Numerical simulation of Joule heating and Arrhenius activation energy for nonlinear radiative flow of Casson nanofluid with Cattaneo–Christov heat flux model

Abstract

This article explores the novel features of Cattaneo–Christov heat flux model for nonlinear radiative flow of Casson nanofluid over an inclined permeable stretched cylinder with joule heating mechanism. The novelty of the present study is to account for the effect of activation energy, dual stratification, nonlinear mixed convection, non-uniform heat generation/absorption, binary chemical reaction and Joule heating effect. The velocity and thermal slips are also accounted for present flow model instead of no-slip condition. Casson fluid nanomaterial model is measured that refers to the significant slip mechanism such as Brownian and thermophoresis diffusions. Suitable similarity transformations are employed to get the required coupled ODEs system. The developed nonlinear system is unravelled through shooting technique along with Runge–Kutta–Fehlberg (RK-45) approach. Physical quantities of interest are investigated through graphs and tables.
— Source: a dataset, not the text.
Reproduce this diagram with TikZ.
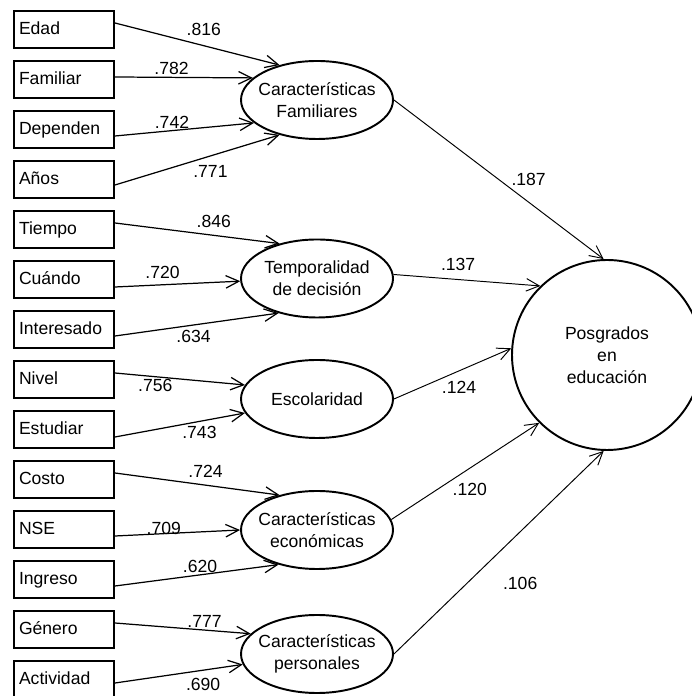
\documentclass[tikz,border=0pt]{standalone}
\usepackage{fontspec}
\setmainfont{Liberation Sans}
\usetikzlibrary{shapes,arrows.meta}

\begin{document}
\begin{tikzpicture}[
			font=\fontsize{10}{12.5}\selectfont,
			obs/.style={draw, line width=1.1pt, minimum width=2cm, minimum height=0.74cm, inner xsep=0.1cm, text width=1.8cm, align=left, text height=0.72em, text depth=0.2em},
			lat/.style={draw, line width=1.1pt, ellipse, minimum width=3.04cm, minimum height=1.56cm, inner xsep=-0.4cm, inner ysep=0pt, align=center},
			ld/.style={line width=0.7pt, -{Straight Barb[length=2.6mm,width=2.5mm]}},
			reg/.style={line width=0.55pt, -{Straight Barb[length=2.6mm,width=2.5mm]}},
			coef/.style={inner sep=1pt}
		]
			\useasboundingbox (0,0) rectangle (13.84,13.92);
			\clip (0,0) rectangle (13.84,13.92);
			% indicators
			\node[obs] (edad) at (1.28,13.33) {Edad};
			\node[obs] (familiar) at (1.28,12.33) {Familiar};
			\node[obs] (dependen) at (1.28,11.33) {Dependen};
			\node[obs] (anos) at (1.28,10.33) {Años};
			\node[obs] (tiempo) at (1.28,9.33) {Tiempo};
			\node[obs] (cuando) at (1.28,8.33) {Cuándo};
			\node[obs] (interesado) at (1.28,7.33) {Interesado};
			\node[obs] (nivel) at (1.28,6.33) {Nivel};
			\node[obs] (estudiar) at (1.28,5.33) {Estudiar};
			\node[obs] (costo) at (1.28,4.33) {Costo};
			\node[obs] (nse) at (1.28,3.33) {NSE};
			\node[obs] (ingreso) at (1.28,2.33) {Ingreso};
			\node[obs] (genero) at (1.28,1.33) {Género};
			\node[obs] (actividad) at (1.28,0.33) {Actividad};
			% factors
			\node[lat] (fam) at (6.34,11.92) {Características\\Familiares};
			\node[lat] (temp) at (6.34,8.35) {Temporalidad\\de decisión};
			\node[lat] (esc) at (6.34,5.94) {Escolaridad};
			\node[lat] (econ) at (6.34,3.32) {Características\\económicas};
			\node[lat] (pers) at (6.34,0.84) {Características\\personales};
			\node[draw, line width=1.1pt, circle, minimum size=3.8cm, align=center] (posg) at (12.14,6.82) {Posgrados\\en\\educación};
			% Caracteristicas Familiares
			\draw[ld] ([yshift=0.13cm]edad.east) -- node[coef, pos=0.54, above=0.15cm] {.816} (fam.137);
			\draw[ld] ([yshift=0.05cm]familiar.east) -- node[coef, pos=0.41, above] {.782} (fam.161);
			\draw[ld] ([yshift=-0.13cm]dependen.east) -- node[coef, pos=0.41, above] {.742} (fam.200);
			\draw[ld] ([yshift=-0.11cm]anos.east) -- node[coef, pos=0.58, below=0.14cm] {.771} (fam.223);
			% Temporalidad
			\draw[ld] ([yshift=0.13cm]tiempo.east) -- node[coef, pos=0.6, above=0.1cm] {.846} (temp.137);
			\draw[ld] ([yshift=-0.15cm]cuando.east) -- node[coef, pos=0.38, above=0.08cm] {.720} (temp.182);
			\draw[ld] ([yshift=-0.13cm]interesado.east) -- node[coef, pos=0.48, below=0.05cm] {.634} (temp.222);
			% Escolaridad
			\draw[ld] ([yshift=0.13cm]nivel.east) -- node[coef, pos=0.31, below] {.756} (esc.169);
			\draw[ld] ([yshift=-0.15cm]estudiar.east) -- node[coef, pos=0.65, below=0.05cm] {.743} (esc.191);
			% economicas
			\draw[ld] ([yshift=0.13cm]costo.east) -- node[coef, pos=0.55, above=0.1cm] {.724} (econ.137);
			\draw[ld] ([yshift=-0.13cm]nse.east) -- node[coef, pos=0.39, above=-0.07cm] {.709} (econ.180);
			\draw[ld] ([yshift=-0.13cm]ingreso.east) -- node[coef, pos=0.52, above] {.620} (econ.222);
			% personales
			\draw[ld] ([yshift=0.13cm]genero.east) -- node[coef, pos=0.66, above] {.777} (pers.163);
			\draw[ld] ([yshift=-0.07cm]actividad.east) -- node[coef, pos=0.69, below=0.11cm] {.690} (pers.188);
			% paths to Posgrados
			\draw[reg] (fam.east) -- node[coef, pos=0.55, above right] {.187} (posg.92);
			\draw[reg] (temp.3) -- node[coef, pos=0.44, above=0.14cm] {.137} (posg.134);
			\draw[reg] (esc.east) -- node[coef, pos=0.39, below right] {.124} (posg.176);
			\draw[reg] (econ.8) -- node[coef, pos=0.4, below right] {.120} (posg.225);
			\draw[reg] (pers.east) -- node[coef, pos=0.45, below right=0.25cm] {.106} (posg.268);
		\end{tikzpicture}
\end{document}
From the present analysis, we will see the conflicting effect of chemical reaction parameter to that of activation energy parameter Further it will be also analyzed that the heat transfer rate at the cylindrical surface and thermal boundary layer thickness enhances within the frame thermal radiation It will also be observed that both thermophoresis and activation energy parameter become a source of enhancement in concentration frame. A validation of the work is offered by comparing the current results with published literature. Casson flow model as deliberated in the paper finds practical applications in polymer engineering, blood flow, silicon suspensions, and lithograph industry.